In any case, it has no relevance to your guilt. “Engaging” with the DVLA to say you know you have committed a criminal offence and will continue to do so until you can get it sorted out will cut no ice.

I don’t really know what you expected them to do. They seem to have done exactly as I would have expected. You had the opportunity to minimise the damage by accepting the fixed penalty they offered. When you failed to take that up they were left with no alternative.

Your expectation seems to have been that, since you had notified them that the car was immobile, they should just have allowed it to remain untaxed until you were able to fix it (if at all). As you have discovered, they don't work like that.
« Last Edit: Yesterday at 01:32:26 pm by NewJudge »

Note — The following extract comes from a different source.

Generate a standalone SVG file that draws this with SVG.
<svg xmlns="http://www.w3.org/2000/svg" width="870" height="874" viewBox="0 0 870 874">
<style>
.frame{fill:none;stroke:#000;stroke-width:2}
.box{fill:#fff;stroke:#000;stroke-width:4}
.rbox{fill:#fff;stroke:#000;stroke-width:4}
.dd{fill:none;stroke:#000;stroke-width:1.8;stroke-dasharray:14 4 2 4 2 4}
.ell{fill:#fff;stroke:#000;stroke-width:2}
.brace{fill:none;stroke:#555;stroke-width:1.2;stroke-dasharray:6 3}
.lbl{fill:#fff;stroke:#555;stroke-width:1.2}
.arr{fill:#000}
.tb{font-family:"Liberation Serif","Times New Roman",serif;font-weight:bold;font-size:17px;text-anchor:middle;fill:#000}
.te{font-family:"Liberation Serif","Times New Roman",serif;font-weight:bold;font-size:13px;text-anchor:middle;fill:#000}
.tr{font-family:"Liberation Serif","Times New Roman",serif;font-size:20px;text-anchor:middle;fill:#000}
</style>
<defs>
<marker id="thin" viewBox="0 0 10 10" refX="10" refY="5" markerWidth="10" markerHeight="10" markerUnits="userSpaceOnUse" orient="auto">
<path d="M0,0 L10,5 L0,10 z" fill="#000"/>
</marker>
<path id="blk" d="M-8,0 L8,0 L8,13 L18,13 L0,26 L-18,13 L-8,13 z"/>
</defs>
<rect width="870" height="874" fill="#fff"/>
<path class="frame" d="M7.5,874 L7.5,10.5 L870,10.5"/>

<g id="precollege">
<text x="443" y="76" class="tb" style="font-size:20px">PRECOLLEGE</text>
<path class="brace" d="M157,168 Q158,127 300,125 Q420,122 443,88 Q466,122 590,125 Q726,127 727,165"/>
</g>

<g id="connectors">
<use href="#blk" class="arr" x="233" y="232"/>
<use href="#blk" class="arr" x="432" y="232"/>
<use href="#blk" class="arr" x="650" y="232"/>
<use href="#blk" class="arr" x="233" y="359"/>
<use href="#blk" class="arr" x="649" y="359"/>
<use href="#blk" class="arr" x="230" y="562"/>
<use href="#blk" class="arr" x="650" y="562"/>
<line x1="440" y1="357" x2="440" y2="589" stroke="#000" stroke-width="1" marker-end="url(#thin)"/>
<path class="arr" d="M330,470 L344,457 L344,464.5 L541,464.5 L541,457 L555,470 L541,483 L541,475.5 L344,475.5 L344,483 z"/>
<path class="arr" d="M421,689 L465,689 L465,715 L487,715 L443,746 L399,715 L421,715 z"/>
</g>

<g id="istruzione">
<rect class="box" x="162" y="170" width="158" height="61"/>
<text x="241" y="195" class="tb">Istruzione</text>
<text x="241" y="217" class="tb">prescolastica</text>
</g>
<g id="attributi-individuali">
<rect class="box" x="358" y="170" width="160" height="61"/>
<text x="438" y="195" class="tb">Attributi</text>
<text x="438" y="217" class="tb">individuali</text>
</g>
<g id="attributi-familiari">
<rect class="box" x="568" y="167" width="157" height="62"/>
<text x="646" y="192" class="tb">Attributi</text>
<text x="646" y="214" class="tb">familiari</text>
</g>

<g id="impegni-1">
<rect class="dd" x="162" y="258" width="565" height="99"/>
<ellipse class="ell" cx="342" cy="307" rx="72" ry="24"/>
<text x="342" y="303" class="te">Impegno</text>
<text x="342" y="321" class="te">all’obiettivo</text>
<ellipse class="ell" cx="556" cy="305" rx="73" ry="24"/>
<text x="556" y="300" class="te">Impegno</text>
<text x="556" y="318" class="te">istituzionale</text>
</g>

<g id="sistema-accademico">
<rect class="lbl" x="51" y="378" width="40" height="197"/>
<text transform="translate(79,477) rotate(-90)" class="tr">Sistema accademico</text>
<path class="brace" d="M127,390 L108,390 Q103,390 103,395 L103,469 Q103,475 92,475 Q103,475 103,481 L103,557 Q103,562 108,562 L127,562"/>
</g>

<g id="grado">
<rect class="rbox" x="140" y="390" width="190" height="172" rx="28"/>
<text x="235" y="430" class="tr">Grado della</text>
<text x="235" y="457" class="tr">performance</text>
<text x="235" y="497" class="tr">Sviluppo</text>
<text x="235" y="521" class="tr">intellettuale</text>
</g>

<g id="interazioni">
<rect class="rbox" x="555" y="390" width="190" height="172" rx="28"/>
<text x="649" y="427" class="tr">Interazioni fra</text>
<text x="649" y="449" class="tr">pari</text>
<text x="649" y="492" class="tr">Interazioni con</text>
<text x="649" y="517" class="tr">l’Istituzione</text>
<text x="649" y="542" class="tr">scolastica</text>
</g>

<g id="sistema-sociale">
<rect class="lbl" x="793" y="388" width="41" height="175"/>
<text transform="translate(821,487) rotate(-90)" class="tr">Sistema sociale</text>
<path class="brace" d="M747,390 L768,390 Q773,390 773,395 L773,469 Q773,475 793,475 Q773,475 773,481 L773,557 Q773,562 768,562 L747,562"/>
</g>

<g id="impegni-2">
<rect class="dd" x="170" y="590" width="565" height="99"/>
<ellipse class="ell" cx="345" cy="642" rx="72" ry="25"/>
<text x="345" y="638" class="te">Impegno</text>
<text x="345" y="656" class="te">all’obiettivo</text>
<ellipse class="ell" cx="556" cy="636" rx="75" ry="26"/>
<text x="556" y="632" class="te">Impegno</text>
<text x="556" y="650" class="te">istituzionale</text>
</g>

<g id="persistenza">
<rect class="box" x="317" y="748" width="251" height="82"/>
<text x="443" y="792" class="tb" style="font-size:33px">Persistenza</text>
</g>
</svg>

To be blunt, your ‘engagement’ with the DVLA is a bit “so what?” in terms of the SJPN. I suspect that’s not what you want to hear but there it is.
I am not qualified to give legal advice in the UK. While I will do my best to help you, you should not rely on my advice as if it was given by a lawyer qualified in the UK.

Thanks, that’s helpful — I understand the distinction being made regarding responding to the fixed penalty versus earlier correspondence.

Just to clarify, I’m not relying on “engagement” as a defence in itself.

What I’m trying to understand is slightly different:

• DVLA acknowledged receipt of my written representation submitted on 28 Nov
• The subsequent enforcement action took place shortly after
• The documentation I’ve now received appears to proceed on the basis that no written reply had been received

So my question is whether the accuracy of DVLA’s own record (i.e. whether a response was received and considered) has any bearing on how the case is approached, particularly if the prosecution relies on that version of events.

I appreciate the general point about the offence being strict — I’m just trying to understand how this aspect fits into the SJP process.

It doesn’t. The answer won’t change regardless of how many times you ask.
I am not qualified to give legal advice in the UK. While I will do my best to help you, you should not rely on my advice as if it was given by a lawyer qualified in the UK.

Quote
So my question is whether the accuracy of DVLA’s own record (i.e. whether a response was received and considered) has any bearing on how the case is approached, particularly if the prosecution relies on that version of events.

The statement in your evidence pack is quite clear:

On 02/01/26 a notice under Section 46…. was sent to the defendant offering an out of court settlement and requesting the name and address of the person responsible for this vehicle on 25/11/25. I can confirm that DVLA has not received a valid payment or a written reply as required by Section 46…

It is the notice sent on 02/01/26 to which they say they have received no response. That notice was sent after your “engagement” with them in November and you were required to respond to it. So, unless there is something you haven’t told us about, the prosecution’s version of events, as adduced by that statement, seems perfectly correct.

I should add “not that it matters anyway”.

Your representations to the DVLA do not halt their normal processes. In your earlier post you said you had “…no clear confirmation that my appeal was being properly processed.” Unless there is something of which I’m unaware, the DVLA does not have a formal appeal process for this offence. Unpaid VED is a criminal offence and, unlike a parking ticket, there is no appeal available other than pleading not guilty in the Magistrates’ Court.

This may be the cause of your confusion. Your representation to the DVLA in November was of no effect whatsoever. You either settle via their out of court offer or they will prosecute you.